The Life Project explored issues of psychological projection into technology by diving into the convoluted relationship between practical purpose and emotional attachment, through both the creative act of designing and making robot entities with artificial emotions, and the social act of engaging with them. This process explores the concept of body representation through a multi- identity in virtual and physical blended space. In a lesser sense, it also suggests a future world of collaboration between physical and virtual forms, enabled by new forms of representation in blended worlds.

> Outcomes / Impact

The Life Project was originally conceived by Openlab Workshops as a collaborative workshop series for a diverse group of artists, designers, makers and musicians, developed as part of the Permacultures exhibitions at SP ACE Studios (SPACE 2012). The aim of the workshops was to explore the boundary between the virtual and the real by examining our complex, mutually dependent relationship with technology. This aim was to be achieved by designing and building an “ecosystem” of small digital Creatures (or robots) that would mutually interact and influence each other, and also interact with human participants who could choose to feed them and/or alter their environmental parameters in meaningful ways.

Inspiration was taken from a variety of sources including generative systems such as Conway’s Game of Life as an investigation of emergent behaviour, ecological and environmental concerns, digital pet toys such as Tamagotchi, video games and AI, as well as current research into modeling emotional intelligence systems.

The Life Project has successfully met its original aim of exploring embodiment and identity through the collaborative process of creating an “ecosystem” of little machines that live, grow, communicate and die with one another, all in the presence of humanity.

The major challenges can be summarised as follows:

(i.)  Creative Collaboration: Facilitating a large, diverse group of creative people to work and collaborate effectively together is a daunting task, since The Life Project provided a rare opportunity for designers, crafters, artists, programmers and engineers to develop ideas together on a shared brief, problem-solving and negotiating milestones from concept to finished artefact.

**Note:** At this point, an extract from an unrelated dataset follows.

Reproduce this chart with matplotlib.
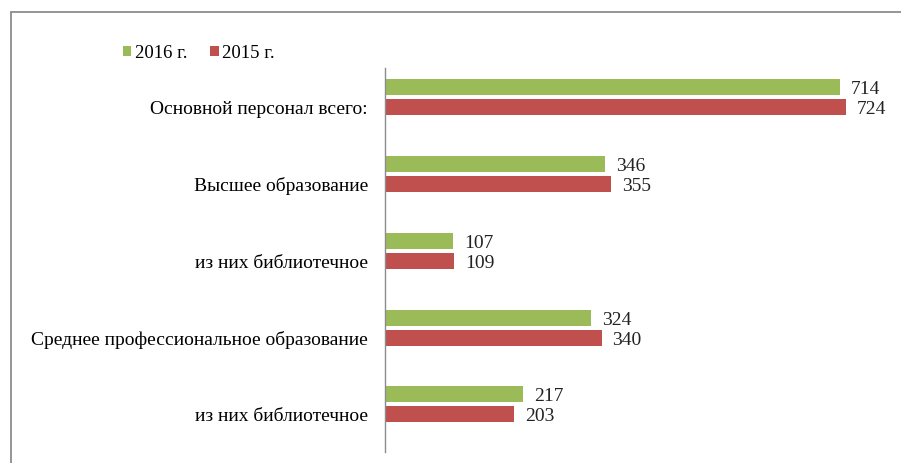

(ii.)  Developing an Emotional Intelligence – The Life Project explored how software and hardware could be used to represent and communicate changing emotional states. Experiments used software probability tables, animated lights, sounds, and tweets – a wide range of outputs, each with their own complexity.

(iii.)Communication and Interaction – The Life Project investigated modes of communication between software and hardware agents and people. Using Infra- red LEDs (light emitting diodes) as transmitter/receiver between Creatures and Environment; using Twitter to respond to people via Social Networks; using QR Codes to enable creature husbandry from the public – again with their unique requirements to interconnect with the rest, adding another layer of complexity (and chaos).(iv.)  Look and feel – The Life Project provided an opportunity for community involvement in the later stages of project, which required some of the complexity to be made more readily understandable and accessible for simple engagement and interactivity.

(v.)  FLOSS Integration – The FLOSS community and technology was essential to this project. Without the Arduino community, and their companion JeeNodes, the team would have had to purchase expensive proprietary systems or spend much more time developing core technology. The team reciprocated by distributing all code, diagrams, and blogging about the development process.

The team intended to maintain the project as a communal art installation, organising future workshops and inviting members of the public to contribute their own creative designs to and interact with a slice of digital ecology (but this didn’t happen). The aim was to provide future teams the opportunity to study the interaction and the effectiveness of the concepts and intended user interaction, in order to draw conclusions about our complex and interdependent relationship with technology and the “natural” world.